Scaling Considerations:

  • A document with 100 concurrent editors generates ~200 cursor updates/sec (each user moves cursor ~2x/sec)
  • Each update is broadcast to 99 other users = 19,800 messages/sec per document
  • We throttle cursor broadcasts to 5Hz (every 200ms) and batch updates to reduce WebSocket frame overhead
  • For “spectator” mode (100+ viewers), we switch to polling presence every 2 seconds instead of real-time push

Offline Editing & Sync:

  • Client stores pending operations in IndexedDB when offline
  • On reconnect, client sends all buffered ops with their parent_version
  • Server transforms and applies them in sequence
  • If the gap is too large (>10,000 ops behind), server sends a full snapshot + diff instead of transforming each op

7. Extensions (2 min)

  • Suggesting mode & comments: Operations include a “suggestion” flag that renders as tracked changes.
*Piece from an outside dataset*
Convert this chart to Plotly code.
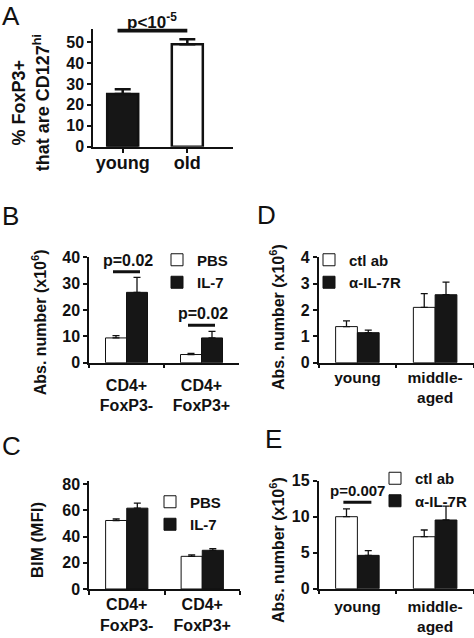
import plotly.graph_objects as go

FONT = "Liberation Sans, Arial, Helvetica, sans-serif"
INK = "#111111"
DARK = "#161616"
WHITE = "#ffffff"
W, H = 474, 638

# ---------------- data ----------------
a_categories = ["young", "old"]
a_values = [25.2, 49.0]
a_errors = [2.3, 2.4]
a_pvalue_text = "p<10<sup>-5</sup>"
a_pvalue_y = 55.6

b_categories = ["CD4+<br>FoxP3-", "CD4+<br>FoxP3+"]
b_pbs = [9.4, 3.1]
b_pbs_err = [0.9, 0.4]
b_il7 = [26.7, 9.4]
b_il7_err = [5.7, 2.5]
b_pvalue_text = ["p=0.02", "p=0.02"]
b_pvalue_y = [34.5, 14.2]

c_categories = ["CD4+<br>FoxP3-", "CD4+<br>FoxP3+"]
c_pbs = [52.2, 24.9]
c_pbs_err = [1.2, 1.1]
c_il7 = [61.6, 29.5]
c_il7_err = [3.8, 1.3]

d_categories = ["young", "middle-<br>aged"]
d_ctl = [1.37, 2.10]
d_ctl_err = [0.22, 0.52]
d_anti = [1.14, 2.58]
d_anti_err = [0.10, 0.48]

e_categories = ["young", "middle-<br>aged"]
e_ctl = [10.0, 7.22]
e_ctl_err = [1.1, 0.93]
e_anti = [4.63, 9.54]
e_anti_err = [0.65, 1.94]
e_pvalue_text = ["p=0.007"]
e_pvalue_y = [12.0]

series_bc = ["PBS", "IL-7"]
series_de = ["ctl ab", "\u03b1-IL-7R"]


def px_x(p):
    return p / W


def px_y(p):
    return 1 - p / H


fig = go.Figure()

# ---------------- panel A ----------------
fig.add_trace(go.Bar(
    x=a_categories, y=a_values, width=0.48,
    marker=dict(color=[DARK, WHITE], line=dict(color=INK, width=2.5)),
    error_y=dict(type="data", array=a_errors, arrayminus=[0] * len(a_errors),
                 symmetric=False, color=INK, thickness=2.5, width=8),
    xaxis="x", yaxis="y", showlegend=False))


def pair(cats, v1, e1, v2, e2, names, xa, ya, legend):
    for vals, errs, fill, off, nm in ((v1, e1, WHITE, -0.28, names[0]),
                                      (v2, e2, DARK, 0.0, names[1])):
        fig.add_trace(go.Bar(
            x=cats, y=vals, width=0.28, offset=off, name=nm,
            marker=dict(color=fill, line=dict(color=INK, width=1)),
            error_y=dict(type="data", array=errs, arrayminus=[0] * len(errs),
                         symmetric=False, color=INK, thickness=1.3, width=3.5),
            xaxis=xa, yaxis=ya, legend=legend, showlegend=True))


pair(b_categories, b_pbs, b_pbs_err, b_il7, b_il7_err, series_bc, "x2", "y2", "legend")
pair(c_categories, c_pbs, c_pbs_err, c_il7, c_il7_err, series_bc, "x3", "y3", "legend2")
pair(d_categories, d_ctl, d_ctl_err, d_anti, d_anti_err, series_de, "x4", "y4", "legend3")
pair(e_categories, e_ctl, e_ctl_err, e_anti, e_anti_err, series_de, "x5", "y5", "legend4")

# ---------------- axes ----------------
tickfont = dict(family=FONT, size=16, color=INK, weight="bold")


def yaxis(dom, rng, dtick, anchor, lw=1.5):
    return dict(domain=[px_y(dom[0]), px_y(dom[1])], range=rng, dtick=dtick, tick0=0,
                anchor=anchor, showline=True, linecolor=INK, linewidth=lw,
                ticks="outside", ticklen=4, tickwidth=lw, tickcolor=INK,
                showgrid=False, zeroline=False, tickfont=tickfont)


def xaxis(dom, rng, cats, anchor, boundaries, fontsize, standoff, lw=1.5):
    ax = dict(domain=[px_x(dom[0]), px_x(dom[1])], range=rng, type="category",
              anchor=anchor, showline=True, linecolor=INK, linewidth=lw,
              ticks="outside", ticklen=4, tickwidth=lw,
              tickcolor=INK, showgrid=False, zeroline=False,
              tickfont=dict(family=FONT, size=fontsize, color=INK, weight="bold"),
              ticklabelstandoff=standoff)
    if boundaries:
        ax["tickson"] = "boundaries"
    return ax


fig.update_layout(
    xaxis=xaxis((93.3, 233), [-0.455, 1.707], a_categories, "y", False, 18, -5, lw=2),
    yaxis=yaxis((146.7, 28.6), [0, 56.5], 10, "x", lw=2),
    xaxis2=xaxis((89, 239), [-0.5, 1.5], b_categories, "y2", True, 16, 7),
    yaxis2=yaxis((362.7, 257.3), [0, 40], 10, "x2"),
    xaxis3=xaxis((89, 240), [-0.5, 1.5], c_categories, "y3", True, 16, 0),
    yaxis3=yaxis((589, 481.4), [0, 82], 20, "x3"),
    xaxis4=xaxis((318.5, 474), [-0.5, 1.5], d_categories, "y4", True, 15.5, 0),
    yaxis4=yaxis((362.7, 257.3), [0, 4], 1, "x4"),
    xaxis5=xaxis((318.5, 474), [-0.5, 1.5], e_categories, "y5", True, 15.5, 3),
    yaxis5=yaxis((588.7, 480.7), [0, 15], 5, "x5"),
)

# ---------------- legends ----------------
legfont = dict(family=FONT, size=15, color=INK, weight="bold")


def legend(left, top):
    return dict(x=px_x(left), y=px_y(top), xanchor="left", yanchor="top",
                bgcolor="rgba(0,0,0,0)", borderwidth=0, font=legfont,
                traceorder="normal", tracegroupgap=0)


fig.update_layout(
    legend=legend(157, 243.5),
    legend2=legend(150, 485.5),
    legend3=legend(309, 243.5),
    legend4=legend(375, 462),
)

# ---------------- significance bars & text ----------------
shapes = []
annotations = []


def pline(xref, yref, x0, x1, y, width):
    shapes.append(dict(type="line", xref=xref, yref=yref, x0=x0, x1=x1, y0=y, y1=y,
                       line=dict(color=INK, width=width)))


def ptext(xref, yref, x, y, text, size, shift):
    annotations.append(dict(xref=xref, yref=yref, x=x, y=y, text=text, showarrow=False,
                            yanchor="bottom", yshift=shift,
                            font=dict(family=FONT, size=size, color=INK, weight="bold")))


pline("x", "y", -0.08, 1.0, a_pvalue_y, 4)
ptext("x", "y", 0.46, a_pvalue_y, a_pvalue_text, 17, -4)
for i, (t, y) in enumerate(zip(b_pvalue_text, b_pvalue_y)):
    pline("x2", "y2", i - 0.18, i + 0.18, y, 3)
    ptext("x2", "y2", i + 0.02, y, t, 16, 1)
for i, (t, y) in enumerate(zip(e_pvalue_text, e_pvalue_y)):
    pline("x5", "y5", i - 0.18, i + 0.18, y, 3)
    ptext("x5", "y5", i, y, t, 15, 1)


# ---------------- axis titles (rotated) ----------------
def ytitle(x, y, text, size):
    annotations.append(dict(xref="paper", yref="paper", x=px_x(x), y=px_y(y), text=text,
                            textangle=-90, showarrow=False, xanchor="center", yanchor="middle",
                            font=dict(family=FONT, size=size, color=INK, weight="bold")))


ytitle(30.3, 103, "% FoxP3+<br>that are CD127<sup>hi</sup>", 18)
ytitle(39.3, 322, "Abs. number (x10<sup>6</sup>)", 16)
ytitle(37.3, 540, "BIM (MFI)", 17)
ytitle(277, 317, "Abs. number (x10<sup>6</sup>)", 16)
ytitle(277, 550, "Abs. number (x10<sup>6</sup>)", 16)

# ---------------- panel letters ----------------
for letter, lx, ly in (("A", 0, 15.5), ("B", 0, 215.7), ("C", 0, 445.7),
                       ("D", 255, 215), ("E", 263, 439)):
    annotations.append(dict(xref="paper", yref="paper", x=px_x(lx), y=px_y(ly), text=letter,
                            showarrow=False, xanchor="left", yanchor="middle",
                            font=dict(family=FONT, size=26, color=INK)))

fig.update_layout(
    template="none",
    width=W, height=H, autosize=False,
    margin=dict(l=0, r=0, t=0, b=0, pad=0),
    paper_bgcolor=WHITE, plot_bgcolor=WHITE,
    barmode="group",
    shapes=shapes, annotations=annotations,
    font=dict(family=FONT, color=INK),
)

fig.write_html("out.html", config={"displayModeBar": False},
               post_script="document.body.style.margin='0';")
Comments are anchored to ranges using stable position markers that survive OT transforms.
  • Real-time spell check & grammar: Offload to a separate microservice. Client sends sentences after a debounce; server returns underline ranges. Must handle that text may shift before the response arrives (use version-tagged positions).
  • Document templates & mail merge: Template engine that substitutes placeholders. Rendered server-side for consistency. Templates stored as special documents with variable bindings.
  • Export to PDF/DOCX: Background rendering service (e.g., headless Chromium for PDF, Apache POI for DOCX). Queued via message broker to avoid blocking.
  • Mobile editing with bandwidth constraints: Compress operations with protocol buffers. Batch ops over unreliable connections. Use CRDTs for mobile-specific offline scenarios where OT’s server dependency is problematic.